General Counsel Responses:
Schedule meetings with business owners whose units you advise. Product managers. Ops people. Licensing managers. Ask them what their KPIs are, quarterly goals, etc.
Spend time with your client and get to know them and their pain and pleasure points. I strive to ask questions like a judge; slow and straight forward and no stone unturned. It may make you look a bit dim in their eyes for a bit, but it is worth the investment. Better than running headlong in the wrong direction!
This is the difference between being a valued business partner who they trust and listen to and just another suit they try to bypass.
I work in Ag and try to spend as much time in the fields as I can justify. Probably not entry level work but at least being out there with the crews and supervisors.
I’m in renewables and I go out on installs and listen in on sales calls.
Counsel Responses:
Ask lots and lots of questions. “Sorry, I know this might be a dumb question, but….”
Gain experience doing the job? Why do you think McDonald’s lawyers work store shifts? The first thing I did when I started construction law was take some entry level construction shifts. Then I started working out of office trailers to learn the management. Then I shadowed finance and learned p&l; top line/bottom line considerations; staffing cost; et. al. You’re not going to find a body in the Starbucks C-suite that can’t make a mocha frappe at any given Starbucks store.

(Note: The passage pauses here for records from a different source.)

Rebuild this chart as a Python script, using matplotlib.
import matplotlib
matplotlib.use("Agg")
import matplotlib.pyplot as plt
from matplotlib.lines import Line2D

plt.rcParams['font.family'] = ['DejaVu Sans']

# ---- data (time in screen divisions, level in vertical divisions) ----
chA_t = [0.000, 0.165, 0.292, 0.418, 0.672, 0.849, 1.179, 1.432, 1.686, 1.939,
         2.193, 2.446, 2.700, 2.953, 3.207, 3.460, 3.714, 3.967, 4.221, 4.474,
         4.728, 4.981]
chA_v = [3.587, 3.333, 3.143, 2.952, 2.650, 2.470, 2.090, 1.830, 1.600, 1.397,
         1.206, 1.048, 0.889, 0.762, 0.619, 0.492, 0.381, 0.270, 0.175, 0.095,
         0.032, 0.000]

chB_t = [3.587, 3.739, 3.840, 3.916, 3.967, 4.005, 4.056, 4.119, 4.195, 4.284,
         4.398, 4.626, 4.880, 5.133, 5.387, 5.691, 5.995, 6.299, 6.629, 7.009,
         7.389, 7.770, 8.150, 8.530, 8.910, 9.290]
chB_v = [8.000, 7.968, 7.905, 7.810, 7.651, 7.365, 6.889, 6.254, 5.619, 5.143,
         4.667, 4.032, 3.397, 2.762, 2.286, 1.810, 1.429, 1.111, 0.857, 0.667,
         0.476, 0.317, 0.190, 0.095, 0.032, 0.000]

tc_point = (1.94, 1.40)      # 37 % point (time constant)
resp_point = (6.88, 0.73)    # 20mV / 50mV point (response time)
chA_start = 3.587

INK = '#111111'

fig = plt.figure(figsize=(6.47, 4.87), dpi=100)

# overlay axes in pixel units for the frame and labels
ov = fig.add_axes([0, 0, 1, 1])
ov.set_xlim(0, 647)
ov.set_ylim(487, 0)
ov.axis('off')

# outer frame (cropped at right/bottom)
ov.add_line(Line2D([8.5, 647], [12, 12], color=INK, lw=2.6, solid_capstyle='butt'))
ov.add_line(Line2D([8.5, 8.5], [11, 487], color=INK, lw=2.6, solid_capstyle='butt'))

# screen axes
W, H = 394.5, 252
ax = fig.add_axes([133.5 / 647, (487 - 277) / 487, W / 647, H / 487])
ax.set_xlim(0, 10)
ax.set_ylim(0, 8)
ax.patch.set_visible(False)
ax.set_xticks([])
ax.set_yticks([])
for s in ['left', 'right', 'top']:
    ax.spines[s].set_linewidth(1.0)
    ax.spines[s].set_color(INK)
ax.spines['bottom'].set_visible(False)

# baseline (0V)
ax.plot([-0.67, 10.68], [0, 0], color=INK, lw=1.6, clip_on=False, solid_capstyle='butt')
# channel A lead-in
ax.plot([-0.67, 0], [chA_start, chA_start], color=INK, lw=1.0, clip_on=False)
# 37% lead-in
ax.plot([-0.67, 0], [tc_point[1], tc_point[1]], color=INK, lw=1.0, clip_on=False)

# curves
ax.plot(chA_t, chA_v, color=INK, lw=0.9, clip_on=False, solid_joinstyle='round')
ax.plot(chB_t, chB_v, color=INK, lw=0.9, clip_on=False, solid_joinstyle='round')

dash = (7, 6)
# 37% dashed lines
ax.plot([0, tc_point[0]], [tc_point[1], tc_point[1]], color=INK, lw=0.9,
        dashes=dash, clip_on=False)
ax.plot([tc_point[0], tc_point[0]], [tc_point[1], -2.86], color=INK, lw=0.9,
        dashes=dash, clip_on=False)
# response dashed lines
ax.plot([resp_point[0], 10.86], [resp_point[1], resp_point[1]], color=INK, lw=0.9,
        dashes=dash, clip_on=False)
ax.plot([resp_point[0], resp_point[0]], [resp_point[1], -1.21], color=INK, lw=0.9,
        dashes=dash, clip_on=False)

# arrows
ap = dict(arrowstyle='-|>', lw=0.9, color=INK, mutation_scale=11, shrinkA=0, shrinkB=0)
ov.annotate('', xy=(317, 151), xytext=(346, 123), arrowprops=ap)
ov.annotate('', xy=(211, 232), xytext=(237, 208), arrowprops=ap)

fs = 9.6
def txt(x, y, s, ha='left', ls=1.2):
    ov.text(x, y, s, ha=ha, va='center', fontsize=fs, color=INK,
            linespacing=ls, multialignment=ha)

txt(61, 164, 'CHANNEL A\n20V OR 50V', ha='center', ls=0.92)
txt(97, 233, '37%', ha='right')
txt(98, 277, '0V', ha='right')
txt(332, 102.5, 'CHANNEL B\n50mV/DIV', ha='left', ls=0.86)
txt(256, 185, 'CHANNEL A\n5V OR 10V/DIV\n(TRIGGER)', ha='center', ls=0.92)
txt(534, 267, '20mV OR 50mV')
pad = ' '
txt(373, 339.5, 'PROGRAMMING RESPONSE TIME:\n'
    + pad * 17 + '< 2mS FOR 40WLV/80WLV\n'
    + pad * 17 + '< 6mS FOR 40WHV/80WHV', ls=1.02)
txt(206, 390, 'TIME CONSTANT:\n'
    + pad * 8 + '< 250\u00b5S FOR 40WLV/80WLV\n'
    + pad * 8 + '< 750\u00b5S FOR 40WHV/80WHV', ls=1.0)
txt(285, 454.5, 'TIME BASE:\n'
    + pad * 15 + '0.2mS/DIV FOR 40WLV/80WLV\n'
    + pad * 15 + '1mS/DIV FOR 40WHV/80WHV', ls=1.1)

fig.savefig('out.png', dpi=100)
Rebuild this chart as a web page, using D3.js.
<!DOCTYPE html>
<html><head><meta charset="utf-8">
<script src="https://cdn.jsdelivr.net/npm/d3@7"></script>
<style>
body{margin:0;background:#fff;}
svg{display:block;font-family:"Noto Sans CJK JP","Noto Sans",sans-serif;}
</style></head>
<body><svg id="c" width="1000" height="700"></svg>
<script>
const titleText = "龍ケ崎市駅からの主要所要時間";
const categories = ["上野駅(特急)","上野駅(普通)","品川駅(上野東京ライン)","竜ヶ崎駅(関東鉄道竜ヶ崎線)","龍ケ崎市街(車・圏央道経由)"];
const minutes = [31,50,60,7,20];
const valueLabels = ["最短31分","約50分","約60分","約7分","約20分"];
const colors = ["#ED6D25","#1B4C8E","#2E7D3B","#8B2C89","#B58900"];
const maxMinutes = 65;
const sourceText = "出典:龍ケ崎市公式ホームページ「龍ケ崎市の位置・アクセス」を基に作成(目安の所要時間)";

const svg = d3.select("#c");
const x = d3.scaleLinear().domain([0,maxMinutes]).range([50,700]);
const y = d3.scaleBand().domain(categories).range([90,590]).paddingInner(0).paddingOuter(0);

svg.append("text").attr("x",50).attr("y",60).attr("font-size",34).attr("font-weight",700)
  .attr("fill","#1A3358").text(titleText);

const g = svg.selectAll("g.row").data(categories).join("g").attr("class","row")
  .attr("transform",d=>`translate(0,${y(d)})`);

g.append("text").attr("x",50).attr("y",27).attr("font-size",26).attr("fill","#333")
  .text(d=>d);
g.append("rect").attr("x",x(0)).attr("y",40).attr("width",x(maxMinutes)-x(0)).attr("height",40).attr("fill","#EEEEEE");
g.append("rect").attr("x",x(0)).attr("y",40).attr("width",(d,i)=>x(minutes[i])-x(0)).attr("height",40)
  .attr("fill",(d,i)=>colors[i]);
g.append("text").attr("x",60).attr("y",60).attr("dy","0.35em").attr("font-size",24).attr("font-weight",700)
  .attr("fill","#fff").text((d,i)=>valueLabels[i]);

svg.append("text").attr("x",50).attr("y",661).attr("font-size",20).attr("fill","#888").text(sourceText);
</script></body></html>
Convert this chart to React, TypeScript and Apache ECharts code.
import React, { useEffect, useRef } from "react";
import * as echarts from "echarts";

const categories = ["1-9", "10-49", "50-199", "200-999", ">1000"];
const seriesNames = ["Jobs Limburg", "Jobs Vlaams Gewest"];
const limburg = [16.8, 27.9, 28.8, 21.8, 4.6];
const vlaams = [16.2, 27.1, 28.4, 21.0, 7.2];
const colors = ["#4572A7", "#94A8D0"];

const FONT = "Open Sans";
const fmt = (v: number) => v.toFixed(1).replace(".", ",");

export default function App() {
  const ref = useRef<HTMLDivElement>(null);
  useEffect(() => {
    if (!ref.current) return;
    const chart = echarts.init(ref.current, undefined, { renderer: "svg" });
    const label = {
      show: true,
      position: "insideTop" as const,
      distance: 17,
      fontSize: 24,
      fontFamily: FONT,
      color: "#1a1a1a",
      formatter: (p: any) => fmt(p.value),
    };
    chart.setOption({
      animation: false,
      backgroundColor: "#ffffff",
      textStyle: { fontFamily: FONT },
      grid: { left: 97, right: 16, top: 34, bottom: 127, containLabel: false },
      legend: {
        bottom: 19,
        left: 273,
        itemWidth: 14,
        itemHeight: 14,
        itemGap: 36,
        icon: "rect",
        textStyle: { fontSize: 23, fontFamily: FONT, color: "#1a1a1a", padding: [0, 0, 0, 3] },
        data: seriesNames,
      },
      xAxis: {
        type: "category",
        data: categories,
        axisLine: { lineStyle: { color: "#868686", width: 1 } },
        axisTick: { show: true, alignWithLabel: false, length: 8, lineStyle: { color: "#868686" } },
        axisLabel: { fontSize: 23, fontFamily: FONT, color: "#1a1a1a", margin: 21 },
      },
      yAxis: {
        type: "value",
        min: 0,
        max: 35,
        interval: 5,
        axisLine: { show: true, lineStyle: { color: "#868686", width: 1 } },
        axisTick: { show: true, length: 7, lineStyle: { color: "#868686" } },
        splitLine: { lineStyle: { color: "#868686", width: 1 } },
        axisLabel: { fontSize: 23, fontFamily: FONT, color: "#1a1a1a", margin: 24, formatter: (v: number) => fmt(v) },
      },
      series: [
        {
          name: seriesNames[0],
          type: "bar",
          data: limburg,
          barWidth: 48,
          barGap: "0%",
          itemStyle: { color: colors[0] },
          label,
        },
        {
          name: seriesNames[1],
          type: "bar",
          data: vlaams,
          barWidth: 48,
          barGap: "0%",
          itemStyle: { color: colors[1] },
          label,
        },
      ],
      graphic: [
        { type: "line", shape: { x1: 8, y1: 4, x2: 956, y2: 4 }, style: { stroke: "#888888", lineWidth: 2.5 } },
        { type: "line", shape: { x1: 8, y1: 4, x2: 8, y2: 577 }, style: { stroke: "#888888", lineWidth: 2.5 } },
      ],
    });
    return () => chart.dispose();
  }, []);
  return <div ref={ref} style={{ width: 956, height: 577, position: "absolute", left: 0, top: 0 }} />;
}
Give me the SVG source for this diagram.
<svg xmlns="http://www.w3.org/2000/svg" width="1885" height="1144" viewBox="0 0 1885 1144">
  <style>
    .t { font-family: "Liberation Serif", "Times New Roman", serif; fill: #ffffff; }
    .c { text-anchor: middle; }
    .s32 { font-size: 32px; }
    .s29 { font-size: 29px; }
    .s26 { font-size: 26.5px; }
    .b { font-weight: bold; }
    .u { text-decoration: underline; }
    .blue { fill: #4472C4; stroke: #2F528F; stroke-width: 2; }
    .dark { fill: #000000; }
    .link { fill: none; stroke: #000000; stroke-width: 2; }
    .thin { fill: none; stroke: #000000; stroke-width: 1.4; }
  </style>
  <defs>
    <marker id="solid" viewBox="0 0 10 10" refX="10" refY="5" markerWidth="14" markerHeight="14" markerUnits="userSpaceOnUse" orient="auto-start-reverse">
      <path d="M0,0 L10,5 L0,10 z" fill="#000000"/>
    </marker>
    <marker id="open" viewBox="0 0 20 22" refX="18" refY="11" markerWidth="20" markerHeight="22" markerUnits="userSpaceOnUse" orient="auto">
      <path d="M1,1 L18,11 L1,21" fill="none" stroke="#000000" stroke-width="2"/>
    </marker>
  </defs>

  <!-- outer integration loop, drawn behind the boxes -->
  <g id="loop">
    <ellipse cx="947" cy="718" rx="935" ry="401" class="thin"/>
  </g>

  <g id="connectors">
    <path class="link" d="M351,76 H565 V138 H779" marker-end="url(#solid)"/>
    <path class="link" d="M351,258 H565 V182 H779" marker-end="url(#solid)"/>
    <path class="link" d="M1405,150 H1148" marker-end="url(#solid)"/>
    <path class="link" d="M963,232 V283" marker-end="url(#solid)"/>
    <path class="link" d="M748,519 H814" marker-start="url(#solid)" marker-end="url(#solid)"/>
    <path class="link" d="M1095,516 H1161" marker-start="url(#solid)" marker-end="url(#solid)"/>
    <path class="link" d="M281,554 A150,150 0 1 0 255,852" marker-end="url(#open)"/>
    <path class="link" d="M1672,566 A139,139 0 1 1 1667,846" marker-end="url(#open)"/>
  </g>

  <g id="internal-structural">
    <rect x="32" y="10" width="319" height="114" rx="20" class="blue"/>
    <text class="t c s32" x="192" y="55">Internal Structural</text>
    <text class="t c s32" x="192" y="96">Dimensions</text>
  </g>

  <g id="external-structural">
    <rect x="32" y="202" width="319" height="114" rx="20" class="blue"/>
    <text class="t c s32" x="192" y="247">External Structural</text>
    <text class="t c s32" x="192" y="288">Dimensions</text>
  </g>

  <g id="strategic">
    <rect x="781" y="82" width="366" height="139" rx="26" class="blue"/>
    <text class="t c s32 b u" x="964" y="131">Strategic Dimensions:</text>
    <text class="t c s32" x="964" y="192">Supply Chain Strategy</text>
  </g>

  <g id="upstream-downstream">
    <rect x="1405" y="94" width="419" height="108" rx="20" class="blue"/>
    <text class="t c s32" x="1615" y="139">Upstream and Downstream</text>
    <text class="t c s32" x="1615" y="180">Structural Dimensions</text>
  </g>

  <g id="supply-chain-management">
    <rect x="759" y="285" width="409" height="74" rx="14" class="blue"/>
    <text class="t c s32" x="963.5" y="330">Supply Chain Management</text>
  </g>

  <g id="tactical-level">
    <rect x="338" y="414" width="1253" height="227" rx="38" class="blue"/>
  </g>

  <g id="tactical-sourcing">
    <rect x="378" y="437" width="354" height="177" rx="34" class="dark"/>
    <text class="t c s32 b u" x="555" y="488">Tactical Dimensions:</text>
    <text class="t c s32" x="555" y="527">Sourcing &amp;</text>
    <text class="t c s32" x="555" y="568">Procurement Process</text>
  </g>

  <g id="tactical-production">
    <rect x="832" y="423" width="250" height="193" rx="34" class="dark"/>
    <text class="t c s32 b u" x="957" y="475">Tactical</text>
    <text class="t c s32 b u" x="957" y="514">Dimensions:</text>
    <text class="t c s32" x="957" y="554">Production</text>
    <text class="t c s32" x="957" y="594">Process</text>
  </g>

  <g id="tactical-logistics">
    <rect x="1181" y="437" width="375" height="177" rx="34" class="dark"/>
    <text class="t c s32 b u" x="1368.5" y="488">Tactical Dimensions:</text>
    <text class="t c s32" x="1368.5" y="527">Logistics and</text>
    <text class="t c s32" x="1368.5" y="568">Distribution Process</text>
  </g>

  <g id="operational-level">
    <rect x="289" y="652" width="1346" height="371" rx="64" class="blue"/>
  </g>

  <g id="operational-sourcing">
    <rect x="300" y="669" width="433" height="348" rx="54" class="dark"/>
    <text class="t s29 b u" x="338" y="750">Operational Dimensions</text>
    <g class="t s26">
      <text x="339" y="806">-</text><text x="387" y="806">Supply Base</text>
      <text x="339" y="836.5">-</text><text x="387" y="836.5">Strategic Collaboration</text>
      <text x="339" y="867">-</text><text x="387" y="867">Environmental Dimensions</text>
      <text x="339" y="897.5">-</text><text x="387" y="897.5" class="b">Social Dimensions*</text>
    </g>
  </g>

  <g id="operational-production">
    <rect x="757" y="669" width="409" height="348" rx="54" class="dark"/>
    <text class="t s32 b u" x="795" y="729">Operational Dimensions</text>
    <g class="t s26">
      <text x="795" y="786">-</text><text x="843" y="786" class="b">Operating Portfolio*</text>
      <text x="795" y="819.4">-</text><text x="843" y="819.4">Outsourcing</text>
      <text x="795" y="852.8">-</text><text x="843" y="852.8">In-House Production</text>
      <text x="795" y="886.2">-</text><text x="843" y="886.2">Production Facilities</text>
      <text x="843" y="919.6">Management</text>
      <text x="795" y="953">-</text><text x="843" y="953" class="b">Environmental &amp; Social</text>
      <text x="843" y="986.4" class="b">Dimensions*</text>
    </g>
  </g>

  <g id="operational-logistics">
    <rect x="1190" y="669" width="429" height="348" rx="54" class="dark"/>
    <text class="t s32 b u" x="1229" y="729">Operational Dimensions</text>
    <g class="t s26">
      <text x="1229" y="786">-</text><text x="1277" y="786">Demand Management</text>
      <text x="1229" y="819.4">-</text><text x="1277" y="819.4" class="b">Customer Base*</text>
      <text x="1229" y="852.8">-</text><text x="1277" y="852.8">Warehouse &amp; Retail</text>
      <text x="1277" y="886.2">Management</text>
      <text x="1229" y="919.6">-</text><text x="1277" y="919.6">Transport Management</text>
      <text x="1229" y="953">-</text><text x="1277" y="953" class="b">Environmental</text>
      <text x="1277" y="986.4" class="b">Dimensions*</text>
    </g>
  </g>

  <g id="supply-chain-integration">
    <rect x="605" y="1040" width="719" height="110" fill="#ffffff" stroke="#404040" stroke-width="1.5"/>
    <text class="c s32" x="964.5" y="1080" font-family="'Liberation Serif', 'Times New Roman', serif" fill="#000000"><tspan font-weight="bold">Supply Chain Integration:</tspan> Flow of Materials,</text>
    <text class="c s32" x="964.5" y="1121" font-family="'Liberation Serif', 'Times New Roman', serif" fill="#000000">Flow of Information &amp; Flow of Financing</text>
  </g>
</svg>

No different than you’d educate a jury on technical matters. You need a subject matter expert.
Assuming there’s some kind of sales component to your business, ask to be included in quarterly sales forecast calls. Made a world of difference for me in my first commercial gig.
Attorney and Associate Responses:
For me, it’s a combination of learning on the job, going to industry conferences, reading all company materials I can get my hands on, and checking out close competitors. I read S-1s and 10-Ks to get a sense of what these companies’ objectives and risk-factors are and tried to figure out how that could be relevant to my company. I had to learn the risk tolerance of different members of my exec team and their preferred communication styles and tailor advice accordingly.
Get 30-60 minute one-on-ones with the head of any group that you will interact with on a regular basis. Then do the same for someone who is in the day-to-day and gets their hands dirty. Ask questions about where they each see legal fitting in and what they do in their day-to-day. This will help build relationships across the board and let you ask the “dumb” questions. It also builds a trust that they can come to you with questions they may think are dumb. I’ve been in-house for three years and still ask the dumb question or ask for someone’s opinion in the business about how to look at certain things. They will appreciate your openness and help you learn while you do the same from the legal perspective. Ultimately they’re your client but you’re also all on the same team trying to make the company successful.
I set a lot of 1:1 and read a lot of company policies.
Industry and investment analyst reports, public filings of my company and its competitors, google alerts on industry topics, befriending individuals in key positions in the organization (the identity of whom will depend on the industry, but marketing is one possibility) and talking to them about your company's products and industry.